Aim of the exercise:
Write out the material exactly, leaving every picture behind.

..........

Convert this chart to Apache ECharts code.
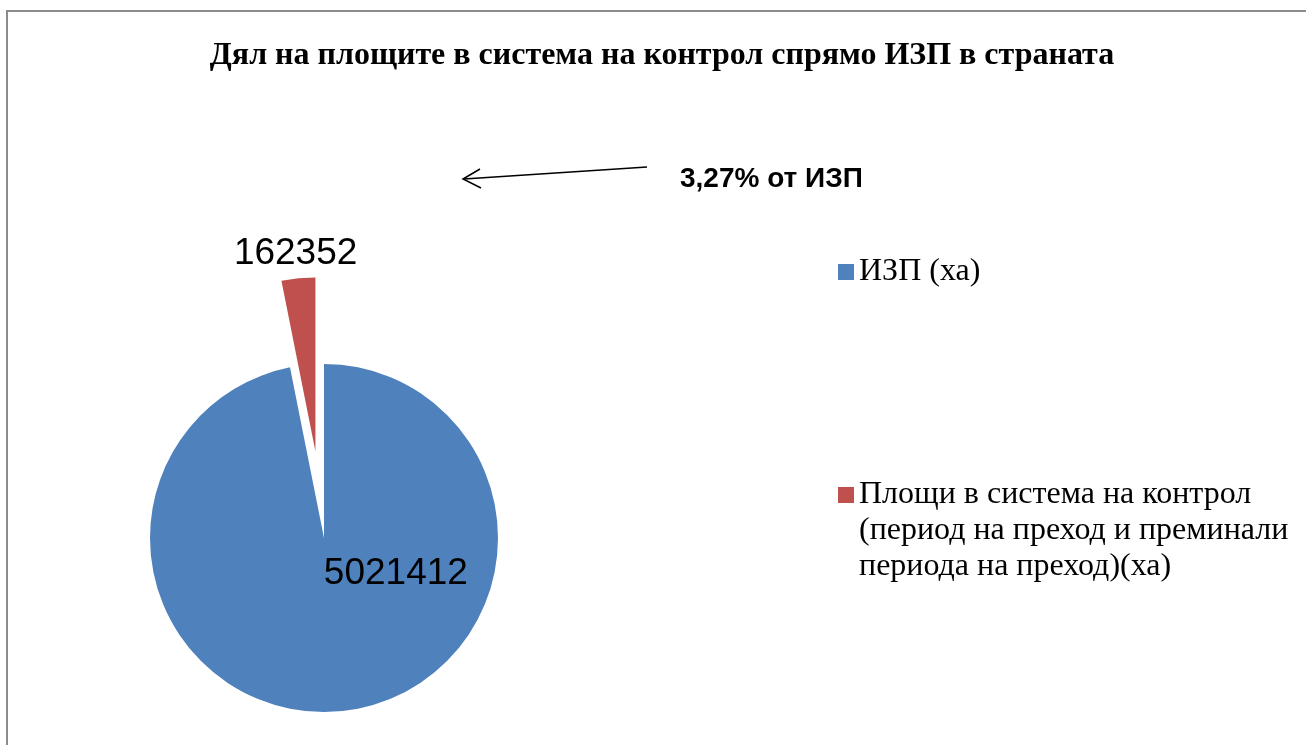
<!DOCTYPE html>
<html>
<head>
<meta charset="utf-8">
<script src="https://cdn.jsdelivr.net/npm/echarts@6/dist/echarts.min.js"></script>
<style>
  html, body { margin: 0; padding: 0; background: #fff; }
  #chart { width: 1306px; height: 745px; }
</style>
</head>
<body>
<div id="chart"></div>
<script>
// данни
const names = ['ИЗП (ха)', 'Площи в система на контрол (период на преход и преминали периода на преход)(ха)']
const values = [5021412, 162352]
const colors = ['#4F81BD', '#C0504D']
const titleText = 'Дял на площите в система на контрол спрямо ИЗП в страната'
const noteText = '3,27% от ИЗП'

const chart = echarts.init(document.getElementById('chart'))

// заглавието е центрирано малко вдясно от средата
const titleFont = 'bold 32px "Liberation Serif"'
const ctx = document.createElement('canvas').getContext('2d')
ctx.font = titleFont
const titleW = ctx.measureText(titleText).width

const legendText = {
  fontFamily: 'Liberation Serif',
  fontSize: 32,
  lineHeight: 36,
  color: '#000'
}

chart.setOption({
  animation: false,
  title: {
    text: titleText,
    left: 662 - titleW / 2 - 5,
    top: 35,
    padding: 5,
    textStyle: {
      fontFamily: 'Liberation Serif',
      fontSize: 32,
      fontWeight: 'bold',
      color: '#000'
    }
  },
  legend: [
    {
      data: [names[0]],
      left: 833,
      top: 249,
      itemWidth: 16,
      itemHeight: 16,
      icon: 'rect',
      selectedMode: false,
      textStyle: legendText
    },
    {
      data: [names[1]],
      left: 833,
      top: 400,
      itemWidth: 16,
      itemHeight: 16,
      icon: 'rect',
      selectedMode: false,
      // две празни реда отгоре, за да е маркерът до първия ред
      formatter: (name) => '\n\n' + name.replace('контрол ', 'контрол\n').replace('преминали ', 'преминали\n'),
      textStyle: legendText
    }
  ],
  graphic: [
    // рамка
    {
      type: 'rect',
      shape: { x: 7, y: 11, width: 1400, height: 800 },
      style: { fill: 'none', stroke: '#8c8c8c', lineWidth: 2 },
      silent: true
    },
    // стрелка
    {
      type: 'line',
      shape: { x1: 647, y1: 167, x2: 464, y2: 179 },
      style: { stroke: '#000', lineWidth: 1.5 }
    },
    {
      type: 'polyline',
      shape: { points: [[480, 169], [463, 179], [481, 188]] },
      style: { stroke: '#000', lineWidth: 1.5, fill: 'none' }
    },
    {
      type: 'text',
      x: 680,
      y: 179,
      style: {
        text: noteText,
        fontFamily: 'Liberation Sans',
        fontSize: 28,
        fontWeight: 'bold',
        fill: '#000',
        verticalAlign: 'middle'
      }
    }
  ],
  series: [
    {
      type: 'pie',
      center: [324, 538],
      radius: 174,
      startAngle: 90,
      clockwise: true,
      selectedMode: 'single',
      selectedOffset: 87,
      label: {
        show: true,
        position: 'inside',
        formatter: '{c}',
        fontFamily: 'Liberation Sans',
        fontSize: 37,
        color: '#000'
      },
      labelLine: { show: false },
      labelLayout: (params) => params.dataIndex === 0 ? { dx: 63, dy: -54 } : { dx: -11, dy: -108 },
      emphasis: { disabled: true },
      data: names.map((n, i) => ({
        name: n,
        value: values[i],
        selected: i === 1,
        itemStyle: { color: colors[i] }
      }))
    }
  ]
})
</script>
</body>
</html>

..........

Worked solution:
Convert this chart to Apache ECharts code.
<!DOCTYPE html>
<html>
<head>
<meta charset="utf-8">
<script src="https://cdn.jsdelivr.net/npm/echarts@6/dist/echarts.min.js"></script>
<style>
  html, body { margin: 0; padding: 0; background: #fff; }
  #chart { width: 1306px; height: 745px; }
</style>
</head>
<body>
<div id="chart"></div>
<script>
// данни
const names = ['ИЗП (ха)', 'Площи в система на контрол (период на преход и преминали периода на преход)(ха)']
const values = [5021412, 162352]
const colors = ['#4F81BD', '#C0504D']
const titleText = 'Дял на площите в система на контрол спрямо ИЗП в страната'
const noteText = '3,27% от ИЗП'

const chart = echarts.init(document.getElementById('chart'))

// заглавието е центрирано малко вдясно от средата
const titleFont = 'bold 32px "Liberation Serif"'
const ctx = document.createElement('canvas').getContext('2d')
ctx.font = titleFont
const titleW = ctx.measureText(titleText).width

const legendText = {
  fontFamily: 'Liberation Serif',
  fontSize: 32,
  lineHeight: 36,
  color: '#000'
}

chart.setOption({
  animation: false,
  title: {
    text: titleText,
    left: 662 - titleW / 2 - 5,
    top: 35,
    padding: 5,
    textStyle: {
      fontFamily: 'Liberation Serif',
      fontSize: 32,
      fontWeight: 'bold',
      color: '#000'
    }
  },
  legend: [
    {
      data: [names[0]],
      left: 833,
      top: 249,
      itemWidth: 16,
      itemHeight: 16,
      icon: 'rect',
      selectedMode: false,
      textStyle: legendText
    },
    {
      data: [names[1]],
      left: 833,
      top: 400,
      itemWidth: 16,
      itemHeight: 16,
      icon: 'rect',
      selectedMode: false,
      // две празни реда отгоре, за да е маркерът до първия ред
      formatter: (name) => '\n\n' + name.replace('контрол ', 'контрол\n').replace('преминали ', 'преминали\n'),
      textStyle: legendText
    }
  ],
  graphic: [
    // рамка
    {
      type: 'rect',
      shape: { x: 7, y: 11, width: 1400, height: 800 },
      style: { fill: 'none', stroke: '#8c8c8c', lineWidth: 2 },
      silent: true
    },
    // стрелка
    {
      type: 'line',
      shape: { x1: 647, y1: 167, x2: 464, y2: 179 },
      style: { stroke: '#000', lineWidth: 1.5 }
    },
    {
      type: 'polyline',
      shape: { points: [[480, 169], [463, 179], [481, 188]] },
      style: { stroke: '#000', lineWidth: 1.5, fill: 'none' }
    },
    {
      type: 'text',
      x: 680,
      y: 179,
      style: {
        text: noteText,
        fontFamily: 'Liberation Sans',
        fontSize: 28,
        fontWeight: 'bold',
        fill: '#000',
        verticalAlign: 'middle'
      }
    }
  ],
  series: [
    {
      type: 'pie',
      center: [324, 538],
      radius: 174,
      startAngle: 90,
      clockwise: true,
      selectedMode: 'single',
      selectedOffset: 87,
      label: {
        show: true,
        position: 'inside',
        formatter: '{c}',
        fontFamily: 'Liberation Sans',
        fontSize: 37,
        color: '#000'
      },
      labelLine: { show: false },
      labelLayout: (params) => params.dataIndex === 0 ? { dx: 63, dy: -54 } : { dx: -11, dy: -108 },
      emphasis: { disabled: true },
      data: names.map((n, i) => ({
        name: n,
        value: values[i],
        selected: i === 1,
        itemStyle: { color: colors[i] }
      }))
    }
  ]
})
</script>
</body>
</html>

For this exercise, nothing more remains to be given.